In einer Welt, in der sich alles um Shopping dreht, ist Luxus eines nicht: Shopping. Was dann? Das zeitgenössisch Luxuriöse heisst Aufmerksamkeit, heisst Intelligenz. Nicolas Ghesquière ist Kreativdirektor des französischen Traditionsmodehauses Balenciaga. Und er weiss Bescheid. Warum ist Aufmerksamkeit zeitgenössischer Luxus? Denken Sie an Ihr Lieblingsmuseum. Sie betreten es ohne Zwang. Sie fokussieren. Sie finden Klarheit. Und das Beste: Sie müssen keine Entscheidungen treffen. Intelligenz? Ist luxuriös, weil sie einen zusätzlichen Wert darstellt.
Als es darum ging, die Balenciaga-Boutique neu zu gestalten, holte sich Ghesquière, laut US-«Vogue» der innovativste Modemacher unserer Zeit, Rat bei Dominique Gonzalez-Foerster. Die Künstlerin recherchiert Landschaften, konstruiert fiktive Räume. Klar, es gibt diese Mode, einen Laden wie eine Kunstgalerie aussehen zu lassen. Die Balenciaga-Boutique geht einen Schritt weiter. Sie ist hyperrealistische Landschaft und rekonstruierte Natur. Zugleich futuristisch und vertraut. Sogar das Klima ist elektronisch gesteuert, sodass der «Himmel» mal kalt, mal warm erscheint. Dazu kommen Felsbrocken. Interessant: Weil die Boutique eigentlich aus zwei Boutiquen besteht, auf beiden Seiten der Rue George V, verbindet ein unterirdischer Durchgang die beiden Orte. Er vermittelt ein Unterwassergefühl. Dank Sound und bewegten Bildern.
Die Boutique ist eine urbanistische Kartografie von vorgestellter Natur. Balenciaga führt vor, wie eine Luxusmarke mittels multipler Identitäten erhöht werden kann. Denn der Laden in New York sieht wieder ganz anders aus.
Der Pariser vertraut innovativen Designideen. Siehe das Restaurant Etienne Marcel (34, Rue Etienne-Marcel, Tel. 0033/1 45 08 01 03).

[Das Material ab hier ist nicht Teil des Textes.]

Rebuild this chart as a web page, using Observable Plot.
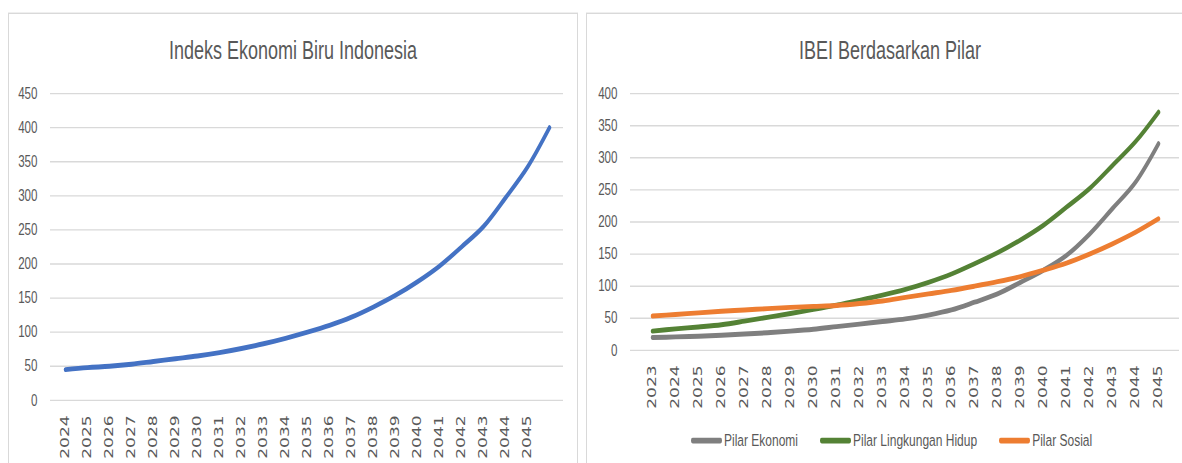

Konzipiert unter anderem vom Grafikduo m/m, das für die schönsten Balenciaga-Kampagnen verantwortlich ist: Siebzigerjahre-Plastikstühle, nackte Lichtskultpuren und eine Hightech-Jukebox. Die grösste Ansammlung von Modeprofessionellen und Künstlern finden Sie zurzeit übrigens im Restaurant Le Martel (3, Rue Martel, Paris 10e). Das Essen ist marokkanisch. Die Einrichtung traditionell französisch. Die Gäste trendbewusst, aber nicht überberühmt.